- Written instruction -
Working from the top of the listing below, retype each line through the line containing "import * as", both included, with no pictures.

- Data records -
+++

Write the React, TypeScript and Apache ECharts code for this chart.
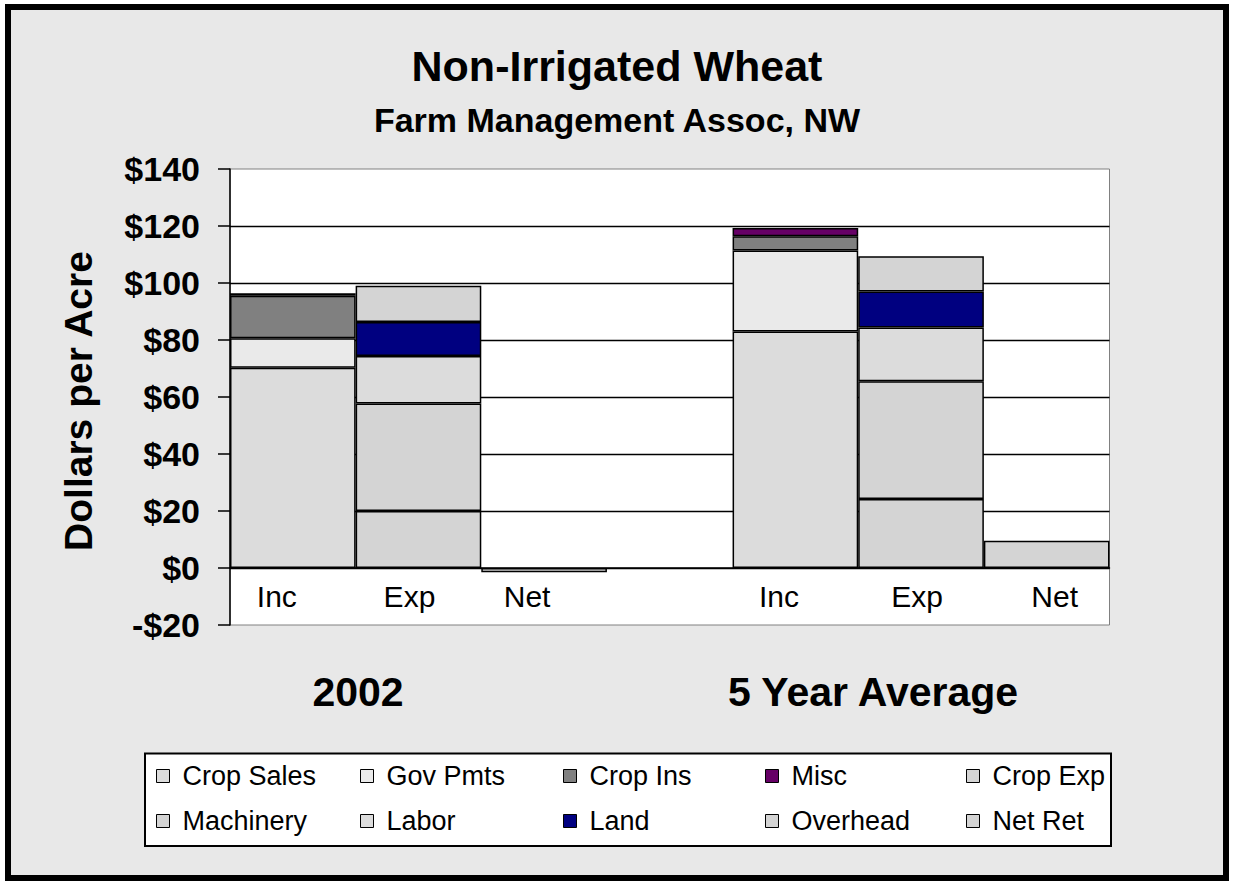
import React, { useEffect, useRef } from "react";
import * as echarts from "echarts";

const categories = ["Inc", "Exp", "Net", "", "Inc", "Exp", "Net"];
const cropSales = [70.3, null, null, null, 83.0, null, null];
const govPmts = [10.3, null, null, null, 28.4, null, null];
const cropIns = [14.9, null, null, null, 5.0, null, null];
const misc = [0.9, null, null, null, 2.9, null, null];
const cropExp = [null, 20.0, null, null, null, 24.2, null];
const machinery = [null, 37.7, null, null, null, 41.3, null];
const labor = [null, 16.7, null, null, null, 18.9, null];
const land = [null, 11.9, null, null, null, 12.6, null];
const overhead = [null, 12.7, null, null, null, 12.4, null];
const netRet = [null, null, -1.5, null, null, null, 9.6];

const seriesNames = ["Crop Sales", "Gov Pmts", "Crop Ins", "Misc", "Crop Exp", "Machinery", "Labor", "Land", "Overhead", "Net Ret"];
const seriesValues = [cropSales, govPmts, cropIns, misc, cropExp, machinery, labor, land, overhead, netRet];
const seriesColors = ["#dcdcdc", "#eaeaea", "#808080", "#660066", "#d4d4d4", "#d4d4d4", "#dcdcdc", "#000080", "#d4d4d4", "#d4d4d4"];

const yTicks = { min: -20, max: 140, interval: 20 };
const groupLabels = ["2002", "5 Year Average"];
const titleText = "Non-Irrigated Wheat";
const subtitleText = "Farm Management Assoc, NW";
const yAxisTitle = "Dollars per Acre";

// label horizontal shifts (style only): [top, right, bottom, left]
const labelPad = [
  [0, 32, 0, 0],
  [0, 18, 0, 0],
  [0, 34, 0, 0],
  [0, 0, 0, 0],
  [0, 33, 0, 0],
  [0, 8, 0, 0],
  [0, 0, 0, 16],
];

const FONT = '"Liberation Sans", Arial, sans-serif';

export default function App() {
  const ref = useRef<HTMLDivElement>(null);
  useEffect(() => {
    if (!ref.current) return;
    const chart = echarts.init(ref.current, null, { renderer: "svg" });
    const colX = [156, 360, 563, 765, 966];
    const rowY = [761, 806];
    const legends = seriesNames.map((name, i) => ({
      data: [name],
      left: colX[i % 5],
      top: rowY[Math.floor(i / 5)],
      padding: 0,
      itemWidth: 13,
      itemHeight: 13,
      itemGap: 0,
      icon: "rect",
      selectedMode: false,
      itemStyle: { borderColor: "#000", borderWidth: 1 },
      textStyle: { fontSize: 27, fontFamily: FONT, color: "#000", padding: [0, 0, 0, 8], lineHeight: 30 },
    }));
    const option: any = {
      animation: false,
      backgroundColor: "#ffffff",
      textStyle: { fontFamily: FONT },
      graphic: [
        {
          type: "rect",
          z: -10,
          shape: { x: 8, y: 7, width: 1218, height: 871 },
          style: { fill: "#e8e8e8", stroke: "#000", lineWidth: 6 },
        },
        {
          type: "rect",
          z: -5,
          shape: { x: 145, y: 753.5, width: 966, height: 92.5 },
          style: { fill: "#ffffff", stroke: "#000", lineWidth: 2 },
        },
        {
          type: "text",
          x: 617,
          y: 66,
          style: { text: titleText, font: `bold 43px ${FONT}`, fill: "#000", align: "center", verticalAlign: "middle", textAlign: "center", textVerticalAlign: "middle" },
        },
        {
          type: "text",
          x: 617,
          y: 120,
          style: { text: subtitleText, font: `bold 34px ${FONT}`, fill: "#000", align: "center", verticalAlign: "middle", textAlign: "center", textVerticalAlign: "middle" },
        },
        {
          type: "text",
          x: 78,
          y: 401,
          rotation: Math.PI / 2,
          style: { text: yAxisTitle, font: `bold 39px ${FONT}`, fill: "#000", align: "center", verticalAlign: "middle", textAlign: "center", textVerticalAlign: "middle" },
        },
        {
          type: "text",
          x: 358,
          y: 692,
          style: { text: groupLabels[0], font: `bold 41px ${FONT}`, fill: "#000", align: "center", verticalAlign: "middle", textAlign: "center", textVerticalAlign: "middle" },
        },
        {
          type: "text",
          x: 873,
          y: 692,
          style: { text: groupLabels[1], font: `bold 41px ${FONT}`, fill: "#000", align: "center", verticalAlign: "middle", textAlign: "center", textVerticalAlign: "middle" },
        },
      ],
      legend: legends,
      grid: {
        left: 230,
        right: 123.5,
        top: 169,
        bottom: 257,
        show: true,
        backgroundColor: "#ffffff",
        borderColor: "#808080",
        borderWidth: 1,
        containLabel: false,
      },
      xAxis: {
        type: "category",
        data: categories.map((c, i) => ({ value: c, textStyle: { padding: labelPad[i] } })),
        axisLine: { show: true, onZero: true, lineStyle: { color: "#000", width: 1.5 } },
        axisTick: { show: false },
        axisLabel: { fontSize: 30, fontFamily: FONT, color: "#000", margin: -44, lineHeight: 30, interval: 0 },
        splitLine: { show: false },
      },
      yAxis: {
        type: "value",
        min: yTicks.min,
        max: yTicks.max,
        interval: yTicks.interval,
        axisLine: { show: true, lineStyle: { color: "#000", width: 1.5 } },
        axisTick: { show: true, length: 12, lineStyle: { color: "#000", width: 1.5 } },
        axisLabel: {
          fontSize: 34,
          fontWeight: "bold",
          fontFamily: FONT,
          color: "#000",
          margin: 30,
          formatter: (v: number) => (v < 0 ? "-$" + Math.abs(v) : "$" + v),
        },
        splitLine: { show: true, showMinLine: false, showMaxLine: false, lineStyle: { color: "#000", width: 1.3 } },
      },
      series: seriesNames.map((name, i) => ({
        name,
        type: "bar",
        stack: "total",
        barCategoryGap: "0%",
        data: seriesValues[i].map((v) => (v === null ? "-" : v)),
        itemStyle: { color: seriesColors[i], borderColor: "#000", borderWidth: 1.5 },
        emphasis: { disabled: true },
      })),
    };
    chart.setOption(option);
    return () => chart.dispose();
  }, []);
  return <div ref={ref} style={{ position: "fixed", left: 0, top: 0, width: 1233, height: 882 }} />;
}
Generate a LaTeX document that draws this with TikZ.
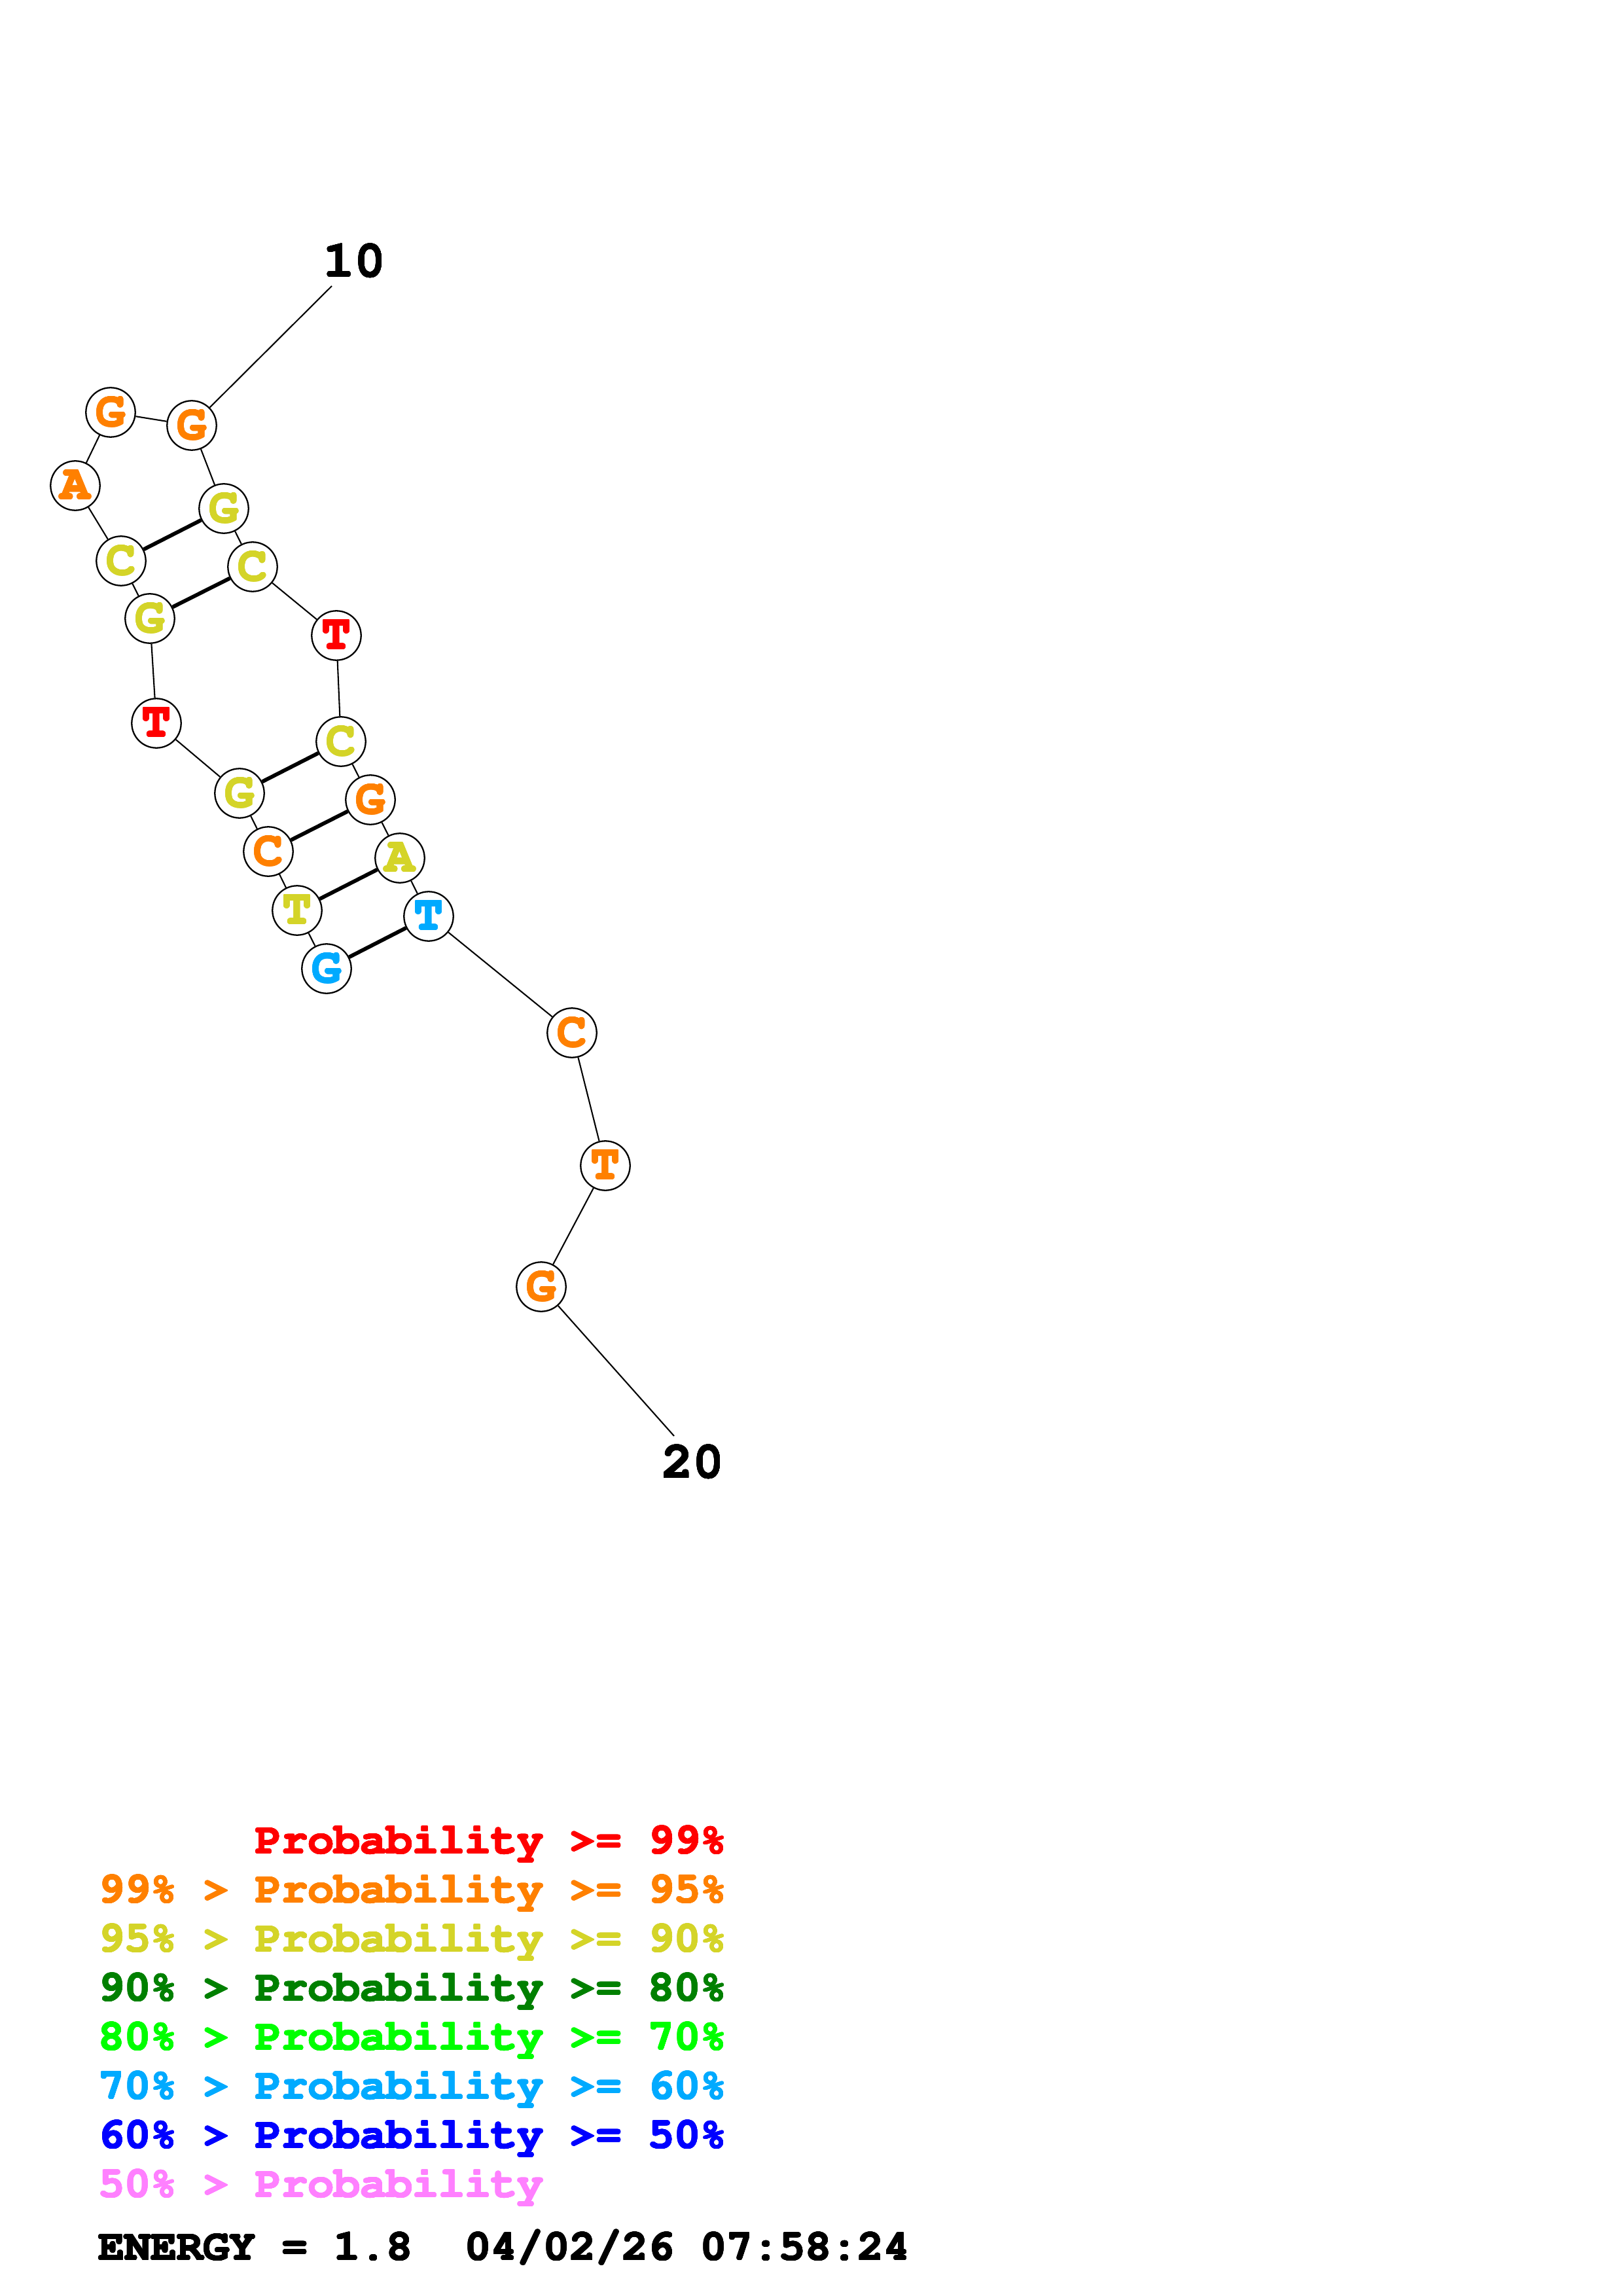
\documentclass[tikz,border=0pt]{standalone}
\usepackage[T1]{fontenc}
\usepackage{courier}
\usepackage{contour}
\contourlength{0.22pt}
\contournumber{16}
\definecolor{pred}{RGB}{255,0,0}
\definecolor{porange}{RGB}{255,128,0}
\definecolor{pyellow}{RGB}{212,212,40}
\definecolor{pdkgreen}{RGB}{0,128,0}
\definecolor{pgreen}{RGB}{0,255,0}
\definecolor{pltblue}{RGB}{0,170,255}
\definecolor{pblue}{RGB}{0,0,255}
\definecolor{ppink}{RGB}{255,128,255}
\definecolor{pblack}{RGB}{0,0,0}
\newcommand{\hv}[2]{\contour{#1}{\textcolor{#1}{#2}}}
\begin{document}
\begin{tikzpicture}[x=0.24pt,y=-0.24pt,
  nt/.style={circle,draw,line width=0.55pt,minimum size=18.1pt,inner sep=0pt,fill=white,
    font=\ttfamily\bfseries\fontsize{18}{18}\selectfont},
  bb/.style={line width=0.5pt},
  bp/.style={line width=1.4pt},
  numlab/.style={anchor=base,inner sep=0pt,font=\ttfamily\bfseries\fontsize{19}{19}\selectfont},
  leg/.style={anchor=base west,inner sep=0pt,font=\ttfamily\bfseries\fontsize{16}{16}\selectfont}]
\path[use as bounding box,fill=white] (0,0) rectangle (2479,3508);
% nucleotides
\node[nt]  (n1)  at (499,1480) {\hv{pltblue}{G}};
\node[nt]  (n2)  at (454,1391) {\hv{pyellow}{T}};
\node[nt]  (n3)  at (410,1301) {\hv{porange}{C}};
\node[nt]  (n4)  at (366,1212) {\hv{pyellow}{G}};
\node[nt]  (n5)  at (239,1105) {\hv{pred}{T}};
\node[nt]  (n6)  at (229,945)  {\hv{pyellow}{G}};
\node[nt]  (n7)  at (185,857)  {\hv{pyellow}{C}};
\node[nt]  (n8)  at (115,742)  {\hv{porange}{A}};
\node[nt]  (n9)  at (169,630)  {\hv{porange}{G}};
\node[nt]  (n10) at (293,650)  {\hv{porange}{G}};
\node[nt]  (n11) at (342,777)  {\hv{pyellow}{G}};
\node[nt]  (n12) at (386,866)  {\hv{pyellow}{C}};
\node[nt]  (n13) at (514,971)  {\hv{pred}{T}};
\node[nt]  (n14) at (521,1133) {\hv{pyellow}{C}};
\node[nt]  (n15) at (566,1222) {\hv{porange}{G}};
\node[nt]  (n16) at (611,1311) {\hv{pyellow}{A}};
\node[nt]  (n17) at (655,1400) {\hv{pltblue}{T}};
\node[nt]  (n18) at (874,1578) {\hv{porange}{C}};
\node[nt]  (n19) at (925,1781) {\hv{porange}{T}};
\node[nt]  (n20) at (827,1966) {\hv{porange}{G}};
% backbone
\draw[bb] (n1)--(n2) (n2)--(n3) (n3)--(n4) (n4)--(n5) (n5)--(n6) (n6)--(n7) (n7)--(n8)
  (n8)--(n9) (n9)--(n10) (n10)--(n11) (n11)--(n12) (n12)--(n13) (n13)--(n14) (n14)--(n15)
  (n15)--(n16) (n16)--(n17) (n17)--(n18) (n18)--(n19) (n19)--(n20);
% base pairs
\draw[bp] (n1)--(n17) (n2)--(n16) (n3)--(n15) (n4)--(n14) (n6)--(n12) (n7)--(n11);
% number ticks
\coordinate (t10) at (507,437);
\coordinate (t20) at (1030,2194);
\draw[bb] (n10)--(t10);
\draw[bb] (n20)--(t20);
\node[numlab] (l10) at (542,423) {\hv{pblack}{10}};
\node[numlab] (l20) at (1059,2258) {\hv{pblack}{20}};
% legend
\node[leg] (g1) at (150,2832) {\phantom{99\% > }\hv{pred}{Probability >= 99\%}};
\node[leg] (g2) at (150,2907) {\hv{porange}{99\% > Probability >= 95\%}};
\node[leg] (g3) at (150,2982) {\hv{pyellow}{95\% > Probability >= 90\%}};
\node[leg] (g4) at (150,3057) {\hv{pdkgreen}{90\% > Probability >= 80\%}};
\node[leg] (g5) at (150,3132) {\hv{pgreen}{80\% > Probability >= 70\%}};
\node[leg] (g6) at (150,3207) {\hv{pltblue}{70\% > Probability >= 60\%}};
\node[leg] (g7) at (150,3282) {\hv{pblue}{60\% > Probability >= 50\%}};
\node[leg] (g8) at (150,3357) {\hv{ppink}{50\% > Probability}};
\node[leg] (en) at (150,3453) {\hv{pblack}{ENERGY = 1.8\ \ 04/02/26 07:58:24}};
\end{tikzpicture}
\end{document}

+++

- Solution to the problem -
Write the React, TypeScript and Apache ECharts code for this chart.
import React, { useEffect, useRef } from "react";
import * as echarts from "echarts";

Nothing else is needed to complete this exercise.